加盟店からのデータの持ち込みのタイミング、三井住友カードでの処理タイミングによっては、10月31日以前の利用分でも改定後の事務処理手数料が適用される場合があります。
逆に、11月1日の利用分でも改定前の事務処理手数料が適用される場合もあります。
一部提携カードについては改定の対象となりません。
海外事務手数料がお得なカードを紹介!
海外旅行の機運に水を差すように、海外事務手数料が改悪されます。
しかし、海外事務手数料がお得なカードはまだありますので、紹介しましょう。
【IDARE】海外事務手数料ゼロ
≪画像元:Fivot≫
「IDARE」は、株式会社Fivotが運営する目標貯金アプリです。
リアルカードとしてプリペイドカードも発行していますが、海外で無類の強さを発揮します。
現在のところ、IDAREでは海外事務手数料を徴収していません。
【Sony Bank WALLET】外貨建て決済なら海外事務手数料ゼロ
≪画像元:ソニー銀行≫
ソニー銀行のデビットカード「Sony Bank WALLET」は、海外事務手数料がお得です。
残高がある外貨普通預金口座から支払えば、海外事務手数料がかかりません。
円普通預金口座から外貨の不足分を充当した外貨普通預金口座から支払っても、為替コスト(100米ドルなら15円)のみです。
上記に該当しなくても、海外事務手数料は1.79%となります。
【JCB】アメックス・ディスカバー加盟店でも利用可能
≪画像元:JCB≫
JCBが発行しているクレジットカードでは、海外事務手数料が1.6%です。
ちなみにJCBをハワイで使うと、20%キャッシュバックというキャンペーンを8月に実施しています。
JCBは海外で利用できないというイメージがありますが、そんなことはありません。
アメックスの使えるお店ならJCBも利用できますし、アメリカならディスカバーの使えるお店でもJCBが利用できます。
【イオンカード】ショッピング保険が充実
≪画像元:イオン銀行≫
イオントカードでは、Visa/Mastercard/JCBのいずれでも海外事務手数料が1.6%です。
イオンカードにはショッピング保険が付帯しており、最高50万円(ゴールドは300万円)を補償します。

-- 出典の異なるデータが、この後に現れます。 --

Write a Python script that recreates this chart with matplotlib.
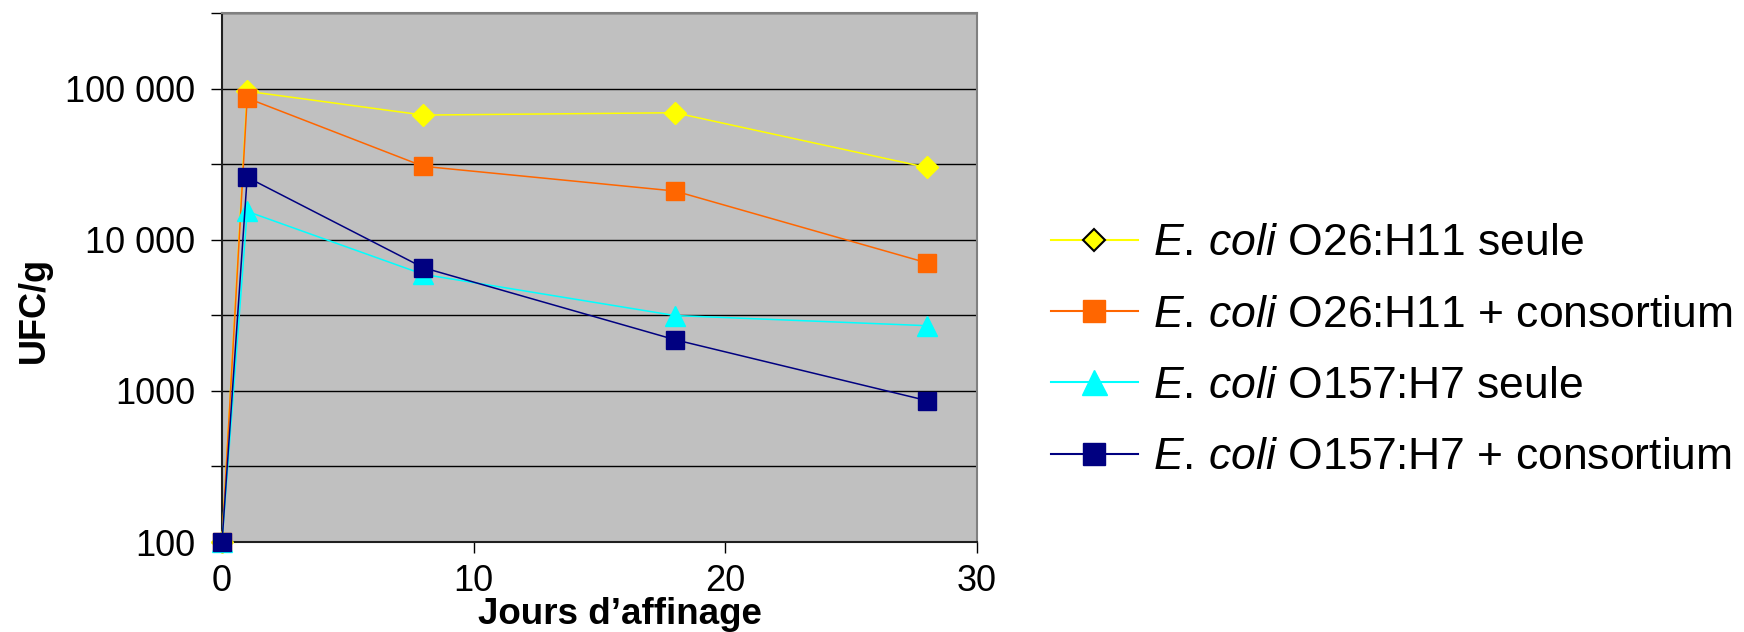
import matplotlib.pyplot as plt
from matplotlib.lines import Line2D

plt.rcParams["font.family"] = ["Liberation Sans", "DejaVu Sans"]
plt.rcParams["mathtext.fontset"] = "custom"
plt.rcParams["mathtext.rm"] = "Liberation Sans"
plt.rcParams["mathtext.it"] = "Liberation Sans:italic"

# data
jours = [0, 1, 8, 18, 28]
o26_seule = [100, 96000, 66800, 69200, 30100]
o26_consortium = [100, 86500, 30600, 21000, 7040]
o157_seule = [100, 15400, 5900, 3150, 2700]
o157_consortium = [100, 25900, 6530, 2180, 863]

labels = [
    r"$\mathit{E.\,coli}$ O26:H11 seule",
    r"$\mathit{E.\,coli}$ O26:H11 + consortium",
    r"$\mathit{E.\,coli}$ O157:H7 seule",
    r"$\mathit{E.\,coli}$ O157:H7 + consortium",
]
colors = ["#FFFF00", "#FF6600", "#00FFFF", "#000080"]
markers = ["D", "s", "^", "s"]
plot_ms = [11, 13.3, 14.4, 13.3]
legend_ms = [11.7, 15.8, 18, 15.8]

y_ticks = [100, 316.2, 1000, 3162, 10000, 31623, 100000, 316228]
y_labels = ["100", "", "1000", "", "10 000", "", "100 000", ""]

fig = plt.figure(figsize=(17.44, 6.32), dpi=100)
ax = fig.add_axes([0.1273, 0.1424, 0.4329, 0.8370])
ax.set_facecolor("#C0C0C0")

series = [o26_seule, o26_consortium, o157_seule, o157_consortium]
for values, c, m, ms in zip(series, colors, markers, plot_ms):
    ax.plot(jours, values, color=c, marker=m, markersize=ms,
            markeredgecolor=c, linewidth=1.1, clip_on=False, zorder=3)

ax.set_yscale("log")
ax.set_ylim(100, 316228)
ax.set_xlim(0, 30)
ax.set_yticks(y_ticks)
ax.set_yticklabels(y_labels)
ax.minorticks_off()
ax.set_xticks([0, 10, 20, 30])
ax.grid(axis="y", color="black", linewidth=1)
ax.set_axisbelow(True)

ax.tick_params(axis="y", labelsize=26, length=8, width=1, pad=11)
ax.tick_params(axis="x", labelsize=26, length=8, width=1, pad=8)

for side in ["top", "right"]:
    ax.spines[side].set_color("#808080")
    ax.spines[side].set_linewidth(1.5)
for side in ["left", "bottom"]:
    ax.spines[side].set_color("#202020")
    ax.spines[side].set_linewidth(1.5)

fig.text(0.0195, 0.51, "UFC/g", rotation=90, fontsize=26,
         fontweight="bold", ha="center", va="center")
fig.text(0.3555, 0.0, "Jours d\u2019affinage", fontsize=26.5,
         fontweight="bold", ha="center", va="bottom")

handles = []
for c, m, ms, i in zip(colors, markers, legend_ms, range(4)):
    edge = "black" if i == 0 else c
    handles.append(Line2D([], [], color=c, marker=m, markersize=ms,
                          markeredgecolor=edge, markeredgewidth=1.5 if i == 0 else 1,
                          linewidth=1.5))

fig.legend(handles, labels, loc="center left", bbox_to_anchor=(0.6026, 0.445),
           frameon=False, fontsize=32, handlelength=1.96, handletextpad=0.34,
           labelspacing=0.68, borderpad=0, borderaxespad=0)

fig.savefig("out.png", dpi=100)
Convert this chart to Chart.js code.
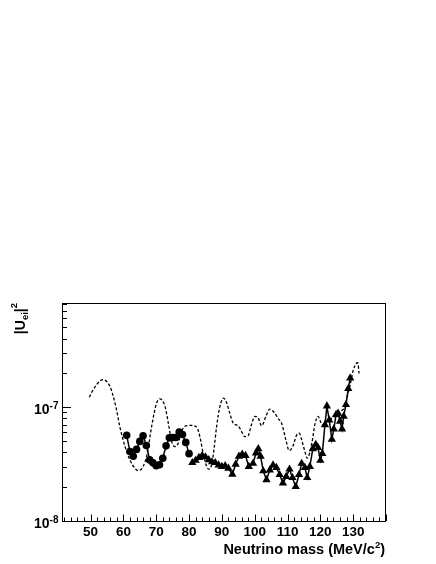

しかも、通常は購入日から90日間しか補償してくれないのですが、イオンカードなら180日間商品を補償してくれるのです。
【ACマスターカード】キャッシングもお得
≪画像元:アコム≫
大手消費者金融アコム発行の「ACマスターカード」は、海外事務手数料が1.6%程度です。
アコムとの初回契約に限り、30日間キャッシングの金利ゼロというキャンペーンがあります。
これは海外キャッシングも対象です。
また、海外キャッシングをしたその日にスマホなどから即時返済が可能で、そうすれば金利は発生しません。
デビット・プリペイドカードは使えないお店も
海外でお得になるには、海外事務手数料を無視できません。
クレジットカードだけでなく、デビットカードやプリペイドカードにもお得なカードがあります。
しかし、デビットカードやプリペイドカードは、一部のお店で使えない場合があります。
IDAREの場合、以下の店で利用できません。
・ 宿泊施設
・ ガソリンスタンド
・ 一部の公共交通機関
・ 一部のタクシー
・ 飛行機・客船等の機内販売
・ 高速道路料金
十分に注意し、できれば1枚はクレジットカードを持ってくといいでしょう。